• _What is being asked_: Repeat everything from the first line of the listing below through the line that contains "5900, 6100, 6300];", exactly. Leave out pictures.

• _Dataset section_:
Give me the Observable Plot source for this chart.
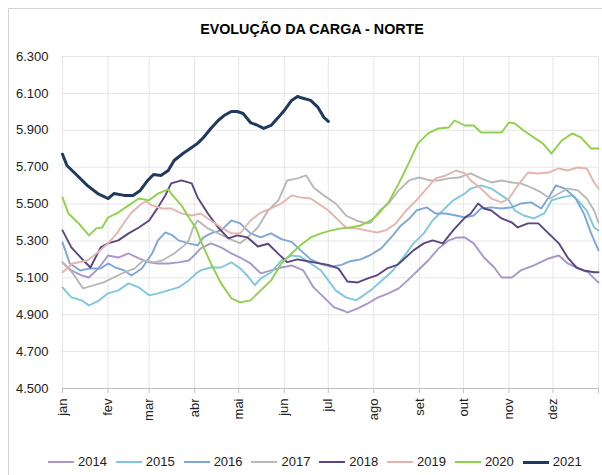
<!DOCTYPE html>
<html>
<head>
<meta charset="utf-8">
<script src="https://cdn.jsdelivr.net/npm/d3@7"></script>
<script src="https://cdn.jsdelivr.net/npm/@observablehq/plot@0.6"></script>
<style>
  html, body { margin: 0; padding: 0; background: #fff; overflow: hidden; }
  #wrap { position: relative; width: 602px; height: 475px; font-family: "Liberation Sans", Arial, sans-serif; }
  #frame { position: absolute; left: 8px; top: 8px; width: 700px; height: 600px; border: 1px solid #d4d4d4; box-sizing: border-box; }
  #title { position: absolute; left: 0; top: 21px; width: 624px; text-align: center; font-weight: bold; font-size: 14.3px; line-height: 17px; color: #000; white-space: nowrap; }
  #chart { position: absolute; left: 0; top: 0; }
  #legend { position: absolute; left: 48px; top: 454px; display: flex; gap: 8.9px; font-size: 13px; line-height: 16px; color: #222; white-space: nowrap; }
  .item { display: flex; align-items: center; }
  .sw { width: 26px; margin-right: 4px; }
</style>
</head>
<body>
<div id="wrap">
  <div id="frame"></div>
  <div id="chart"></div>
  <div id="title"></div>
  <div id="legend"></div>
</div>
<script>
const titleText = "EVOLUÇÃO DA CARGA - NORTE";
const years = ["2014", "2015", "2016", "2017", "2018", "2019", "2020", "2021"];
const colors = ["#a898c9", "#7ec8dd", "#7fa6d8", "#b8b8b8", "#5a4680", "#e6b4ae", "#8fd14a", "#1f3a5e"];
const monthDays = [0, 31, 59, 90, 120, 151, 181, 212, 243, 273, 304, 334, 365];
const monthLabels = ["jan", "fev", "mar", "abr", "mai", "jun", "jul", "ago", "set", "out", "nov", "dez", ""];
const yTicks = [4500, 4700, 4900, 5100, 5300, 5500, 5700, 5900, 6100, 6300];

// day of year and load (MWmed)
const days2014 = [0,6,13,18,25,31,38,45,52,59,65,72,79,86,91,94,101,108,115,121,128,135,142,149,156,164,171,178,185,191,194,201,208,215,222,229,235,242,249,256,263,269,274,280,287,294,299,306,312,321,331,338,344,351,358,362,365];
const load2014 = [5184,5140,5113,5102,5156,5221,5210,5232,5205,5184,5178,5178,5184,5194,5232,5259,5287,5265,5232,5210,5178,5124,5140,5156,5167,5140,5048,4994,4940,4923,4912,4934,4962,4994,5016,5043,5086,5140,5194,5259,5303,5319,5319,5287,5210,5156,5102,5102,5140,5167,5205,5221,5178,5151,5130,5097,5075];

const days2015 = [0,6,13,18,25,31,38,45,52,59,65,72,79,86,91,94,101,108,115,121,126,131,135,142,149,156,162,169,176,181,186,193,200,205,211,218,225,232,239,246,252,259,266,274,278,285,292,299,304,308,314,321,328,333,340,347,351,357,362,365];
const load2015 = [5048,4994,4978,4950,4978,5016,5032,5070,5048,5005,5016,5032,5048,5086,5124,5140,5156,5156,5184,5151,5110,5060,5097,5129,5194,5221,5216,5178,5140,5086,5032,4994,4978,5005,5040,5090,5140,5210,5287,5341,5411,5465,5520,5557,5584,5601,5584,5547,5520,5465,5438,5422,5449,5520,5536,5547,5520,5465,5373,5357];

const days2016 = [0,5,12,19,26,31,36,42,47,54,61,65,70,75,79,86,92,96,101,108,115,121,128,135,142,149,156,162,169,176,183,190,196,203,210,217,225,230,236,241,248,254,261,268,274,280,285,292,299,306,312,319,326,331,336,342,349,355,360,365];
const load2016 = [5292,5178,5140,5151,5151,5178,5156,5140,5113,5151,5232,5303,5346,5330,5303,5287,5276,5319,5341,5357,5411,5395,5341,5319,5341,5310,5295,5250,5200,5175,5160,5170,5190,5200,5225,5260,5330,5380,5420,5465,5482,5449,5449,5438,5427,5438,5476,5482,5476,5482,5503,5509,5476,5536,5601,5584,5536,5449,5341,5249];

const days2017 = [0,7,14,21,28,35,42,49,55,62,68,76,83,86,89,92,99,106,113,121,126,133,140,147,153,160,166,171,178,186,193,200,207,210,216,222,229,236,243,250,256,263,270,274,278,285,292,299,306,312,319,326,332,338,344,351,357,362,365];
const load2017 = [5184,5124,5043,5059,5075,5102,5129,5150,5194,5184,5194,5232,5276,5303,5373,5411,5368,5341,5314,5287,5319,5373,5465,5520,5628,5639,5655,5590,5547,5503,5438,5411,5395,5400,5465,5503,5574,5628,5644,5628,5628,5639,5644,5655,5666,5639,5617,5628,5617,5612,5590,5563,5530,5557,5584,5574,5530,5465,5400];

const days2018 = [0,6,13,19,26,31,38,45,52,59,65,70,74,81,88,92,99,106,113,119,126,133,140,147,153,160,167,174,181,188,194,201,208,214,221,228,235,239,246,252,259,266,274,278,283,287,292,299,306,310,317,324,331,338,344,350,355,362,365];
const load2018 = [5357,5265,5205,5156,5265,5287,5303,5341,5373,5411,5482,5547,5612,5628,5612,5536,5449,5373,5314,5330,5319,5270,5285,5230,5185,5200,5190,5180,5170,5150,5080,5075,5097,5113,5151,5170,5220,5249,5287,5303,5287,5357,5427,5449,5503,5476,5465,5422,5400,5373,5395,5395,5341,5287,5210,5156,5140,5130,5130];

const days2019 = [0,7,17,24,31,37,43,47,54,57,61,68,74,81,88,94,101,108,115,121,128,135,142,149,156,162,169,176,181,186,193,200,207,214,220,227,234,241,248,254,261,268,274,278,285,292,299,304,310,317,324,331,338,344,351,357,362,365];
const load2019 = [5130,5178,5194,5238,5287,5341,5411,5454,5503,5514,5493,5476,5476,5449,5438,5449,5411,5373,5341,5341,5411,5454,5476,5503,5547,5536,5530,5493,5465,5427,5373,5368,5357,5346,5357,5395,5465,5520,5584,5639,5655,5682,5666,5628,5584,5530,5509,5530,5601,5671,5666,5671,5693,5682,5698,5693,5617,5584];

const days2020 = [0,4,11,18,23,27,31,38,45,52,59,65,72,75,81,86,91,94,101,108,115,121,128,135,142,149,156,162,169,176,183,190,196,203,210,214,222,229,236,242,249,256,263,267,274,280,285,294,299,304,308,314,321,327,333,340,347,353,360,365];
const load2020 = [5536,5449,5395,5330,5368,5373,5427,5454,5493,5530,5520,5557,5579,5547,5493,5427,5368,5303,5178,5070,4989,4967,4978,5032,5086,5178,5232,5276,5319,5341,5357,5368,5373,5384,5411,5438,5509,5612,5726,5829,5883,5910,5915,5953,5926,5926,5888,5888,5888,5942,5937,5899,5861,5829,5774,5845,5883,5861,5801,5801];

const days2021 = [0,3,10,17,24,31,35,42,48,53,58,62,67,72,76,82,87,92,96,101,106,110,115,119,123,128,133,137,142,147,151,156,160,162,169,174,178,181];
const load2021 = [5770,5709,5655,5600,5557,5530,5557,5547,5547,5574,5628,5660,5655,5682,5736,5774,5801,5829,5861,5910,5953,5980,6002,6002,5991,5942,5926,5910,5926,5970,6007,6062,6083,6078,6062,6024,5970,5948];

const seriesDays = [days2014, days2015, days2016, days2017, days2018, days2019, days2020, days2021];
const seriesLoad = [load2014, load2015, load2016, load2017, load2018, load2019, load2020, load2021];

const rows = [];
years.forEach((yr, k) => {
  seriesDays[k].forEach((d, i) => rows.push({year: yr, day: d, load: seriesLoad[k][i]}));
});

const ptbr = d3.formatLocale({decimal: ",", thousands: ".", grouping: [3], currency: ["R$", ""]});
const fmt = ptbr.format(",");
const labelByDay = new Map(monthDays.map((d, i) => [d, monthLabels[i]]));

const chart = Plot.plot({
  width: 602,
  height: 475,
  marginLeft: 62,
  marginRight: 4,
  marginTop: 56,
  marginBottom: 87,
  style: {fontFamily: '"Liberation Sans", Arial, sans-serif', fontSize: "13px", background: "transparent", overflow: "visible"},
  x: {domain: [0, 365]},
  y: {domain: [4500, 6300]},
  color: {domain: years, range: colors},
  marks: [
    Plot.gridX(monthDays, {stroke: "#e6e6e6", strokeOpacity: 1}),
    Plot.gridY(yTicks, {stroke: "#e6e6e6", strokeOpacity: 1}),
    Plot.axisY(yTicks, {tickSize: 0, tickPadding: 14, tickFormat: fmt, fill: "#222", label: null}),
    Plot.axisX(monthDays, {tickSize: 5, tickPadding: 5, tickRotate: -90, tickFormat: d => labelByDay.get(d) ?? "", stroke: "#bfbfbf", fill: "#222", label: null}),
    Plot.ruleY([4500], {stroke: "#bfbfbf"}),
    Plot.line(rows.filter(r => r.year !== "2021"), {x: "day", y: "load", z: "year", stroke: "year", strokeWidth: 1.9, strokeLinejoin: "round"}),
    Plot.line(rows.filter(r => r.year === "2021"), {x: "day", y: "load", z: "year", stroke: "year", strokeWidth: 3, strokeLinejoin: "round"})
  ]
});
document.getElementById("chart").appendChild(chart);
document.getElementById("title").textContent = titleText;

const legend = document.getElementById("legend");
years.forEach((yr, k) => {
  const item = document.createElement("div");
  item.className = "item";
  const sw = document.createElement("div");
  sw.className = "sw";
  sw.style.height = (yr === "2021" ? 3 : 2) + "px";
  sw.style.background = colors[k];
  const t = document.createElement("span");
  t.textContent = yr;
  item.appendChild(sw);
  item.appendChild(t);
  legend.appendChild(item);
});
</script>
</body>
</html>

• _Task response_:
Give me the Observable Plot source for this chart.
<!DOCTYPE html>
<html>
<head>
<meta charset="utf-8">
<script src="https://cdn.jsdelivr.net/npm/d3@7"></script>
<script src="https://cdn.jsdelivr.net/npm/@observablehq/plot@0.6"></script>
<style>
  html, body { margin: 0; padding: 0; background: #fff; overflow: hidden; }
  #wrap { position: relative; width: 602px; height: 475px; font-family: "Liberation Sans", Arial, sans-serif; }
  #frame { position: absolute; left: 8px; top: 8px; width: 700px; height: 600px; border: 1px solid #d4d4d4; box-sizing: border-box; }
  #title { position: absolute; left: 0; top: 21px; width: 624px; text-align: center; font-weight: bold; font-size: 14.3px; line-height: 17px; color: #000; white-space: nowrap; }
  #chart { position: absolute; left: 0; top: 0; }
  #legend { position: absolute; left: 48px; top: 454px; display: flex; gap: 8.9px; font-size: 13px; line-height: 16px; color: #222; white-space: nowrap; }
  .item { display: flex; align-items: center; }
  .sw { width: 26px; margin-right: 4px; }
</style>
</head>
<body>
<div id="wrap">
  <div id="frame"></div>
  <div id="chart"></div>
  <div id="title"></div>
  <div id="legend"></div>
</div>
<script>
const titleText = "EVOLUÇÃO DA CARGA - NORTE";
const years = ["2014", "2015", "2016", "2017", "2018", "2019", "2020", "2021"];
const colors = ["#a898c9", "#7ec8dd", "#7fa6d8", "#b8b8b8", "#5a4680", "#e6b4ae", "#8fd14a", "#1f3a5e"];
const monthDays = [0, 31, 59, 90, 120, 151, 181, 212, 243, 273, 304, 334, 365];
const monthLabels = ["jan", "fev", "mar", "abr", "mai", "jun", "jul", "ago", "set", "out", "nov", "dez", ""];
const yTicks = [4500, 4700, 4900, 5100, 5300, 5500, 5700, 5900, 6100, 6300];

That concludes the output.